* _What is needed_: Return each line of the data below verbatim; pictures are to be left out.
## begin
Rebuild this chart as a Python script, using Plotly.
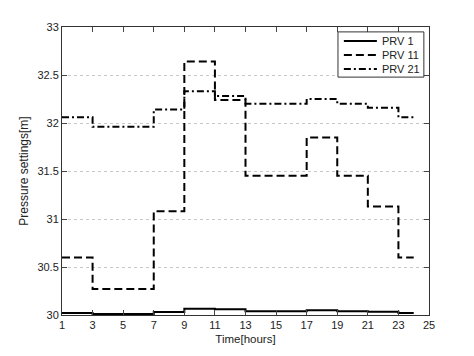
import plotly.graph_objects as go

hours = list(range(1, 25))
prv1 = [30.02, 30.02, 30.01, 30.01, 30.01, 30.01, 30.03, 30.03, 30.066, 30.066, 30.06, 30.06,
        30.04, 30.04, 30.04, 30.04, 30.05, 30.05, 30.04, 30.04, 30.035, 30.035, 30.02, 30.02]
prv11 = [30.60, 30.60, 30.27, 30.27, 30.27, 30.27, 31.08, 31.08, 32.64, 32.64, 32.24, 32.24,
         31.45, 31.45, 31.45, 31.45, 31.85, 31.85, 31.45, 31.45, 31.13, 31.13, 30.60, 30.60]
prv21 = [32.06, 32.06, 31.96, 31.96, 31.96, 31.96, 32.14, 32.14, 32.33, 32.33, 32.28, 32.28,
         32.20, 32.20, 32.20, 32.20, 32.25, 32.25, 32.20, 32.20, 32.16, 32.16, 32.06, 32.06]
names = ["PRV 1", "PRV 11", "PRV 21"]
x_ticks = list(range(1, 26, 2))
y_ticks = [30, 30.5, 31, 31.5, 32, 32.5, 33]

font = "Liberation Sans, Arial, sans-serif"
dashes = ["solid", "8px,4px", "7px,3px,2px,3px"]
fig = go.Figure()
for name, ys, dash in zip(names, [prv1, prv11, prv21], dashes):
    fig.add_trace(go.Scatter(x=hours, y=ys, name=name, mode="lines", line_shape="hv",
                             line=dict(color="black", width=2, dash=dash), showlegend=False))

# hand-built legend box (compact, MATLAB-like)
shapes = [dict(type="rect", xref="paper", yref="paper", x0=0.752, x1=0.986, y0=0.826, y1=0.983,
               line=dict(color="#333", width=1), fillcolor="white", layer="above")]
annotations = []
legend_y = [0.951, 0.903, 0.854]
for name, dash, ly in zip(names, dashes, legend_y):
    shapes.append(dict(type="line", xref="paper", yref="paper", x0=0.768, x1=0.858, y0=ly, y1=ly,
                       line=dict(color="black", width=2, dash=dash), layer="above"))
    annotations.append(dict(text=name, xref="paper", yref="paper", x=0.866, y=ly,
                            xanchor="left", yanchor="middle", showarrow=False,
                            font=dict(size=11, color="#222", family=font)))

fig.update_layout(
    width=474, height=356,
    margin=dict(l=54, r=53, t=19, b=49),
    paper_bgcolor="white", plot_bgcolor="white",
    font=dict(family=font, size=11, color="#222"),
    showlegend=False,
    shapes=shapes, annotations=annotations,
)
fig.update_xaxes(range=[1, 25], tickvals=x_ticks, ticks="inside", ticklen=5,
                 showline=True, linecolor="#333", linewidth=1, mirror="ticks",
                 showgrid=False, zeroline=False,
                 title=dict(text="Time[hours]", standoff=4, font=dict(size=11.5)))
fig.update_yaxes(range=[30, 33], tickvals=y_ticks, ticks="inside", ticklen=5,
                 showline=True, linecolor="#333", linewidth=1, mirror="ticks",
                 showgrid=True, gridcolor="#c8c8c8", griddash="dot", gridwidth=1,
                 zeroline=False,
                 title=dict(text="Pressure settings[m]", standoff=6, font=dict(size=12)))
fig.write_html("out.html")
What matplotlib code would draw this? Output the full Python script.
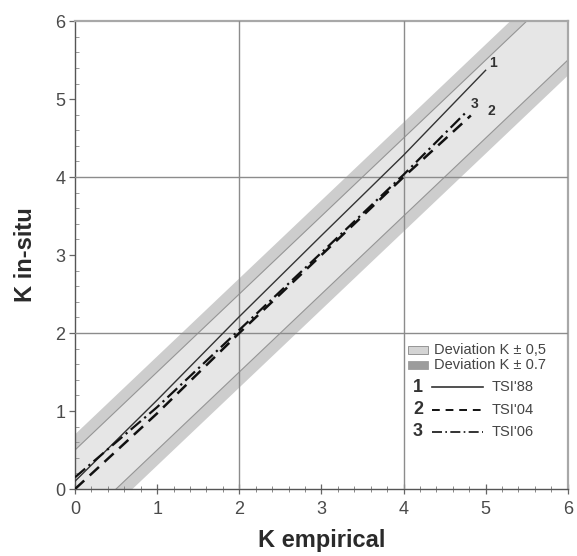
## end
* _Written response_:
Rebuild this chart as a Python script, using Plotly.
import plotly.graph_objects as go

hours = list(range(1, 25))
prv1 = [30.02, 30.02, 30.01, 30.01, 30.01, 30.01, 30.03, 30.03, 30.066, 30.066, 30.06, 30.06,
        30.04, 30.04, 30.04, 30.04, 30.05, 30.05, 30.04, 30.04, 30.035, 30.035, 30.02, 30.02]
prv11 = [30.60, 30.60, 30.27, 30.27, 30.27, 30.27, 31.08, 31.08, 32.64, 32.64, 32.24, 32.24,
         31.45, 31.45, 31.45, 31.45, 31.85, 31.85, 31.45, 31.45, 31.13, 31.13, 30.60, 30.60]
prv21 = [32.06, 32.06, 31.96, 31.96, 31.96, 31.96, 32.14, 32.14, 32.33, 32.33, 32.28, 32.28,
         32.20, 32.20, 32.20, 32.20, 32.25, 32.25, 32.20, 32.20, 32.16, 32.16, 32.06, 32.06]
names = ["PRV 1", "PRV 11", "PRV 21"]
x_ticks = list(range(1, 26, 2))
y_ticks = [30, 30.5, 31, 31.5, 32, 32.5, 33]

font = "Liberation Sans, Arial, sans-serif"
dashes = ["solid", "8px,4px", "7px,3px,2px,3px"]
fig = go.Figure()
for name, ys, dash in zip(names, [prv1, prv11, prv21], dashes):
    fig.add_trace(go.Scatter(x=hours, y=ys, name=name, mode="lines", line_shape="hv",
                             line=dict(color="black", width=2, dash=dash), showlegend=False))

# hand-built legend box (compact, MATLAB-like)
shapes = [dict(type="rect", xref="paper", yref="paper", x0=0.752, x1=0.986, y0=0.826, y1=0.983,
               line=dict(color="#333", width=1), fillcolor="white", layer="above")]
annotations = []
legend_y = [0.951, 0.903, 0.854]
for name, dash, ly in zip(names, dashes, legend_y):
    shapes.append(dict(type="line", xref="paper", yref="paper", x0=0.768, x1=0.858, y0=ly, y1=ly,
                       line=dict(color="black", width=2, dash=dash), layer="above"))
    annotations.append(dict(text=name, xref="paper", yref="paper", x=0.866, y=ly,
                            xanchor="left", yanchor="middle", showarrow=False,
                            font=dict(size=11, color="#222", family=font)))

fig.update_layout(
    width=474, height=356,
    margin=dict(l=54, r=53, t=19, b=49),
    paper_bgcolor="white", plot_bgcolor="white",
    font=dict(family=font, size=11, color="#222"),
    showlegend=False,
    shapes=shapes, annotations=annotations,
)
fig.update_xaxes(range=[1, 25], tickvals=x_ticks, ticks="inside", ticklen=5,
                 showline=True, linecolor="#333", linewidth=1, mirror="ticks",
                 showgrid=False, zeroline=False,
                 title=dict(text="Time[hours]", standoff=4, font=dict(size=11.5)))
fig.update_yaxes(range=[30, 33], tickvals=y_ticks, ticks="inside", ticklen=5,
                 showline=True, linecolor="#333", linewidth=1, mirror="ticks",
                 showgrid=True, gridcolor="#c8c8c8", griddash="dot", gridwidth=1,
                 zeroline=False,
                 title=dict(text="Pressure settings[m]", standoff=6, font=dict(size=12)))
fig.write_html("out.html")
What matplotlib code would draw this? Output the full Python script.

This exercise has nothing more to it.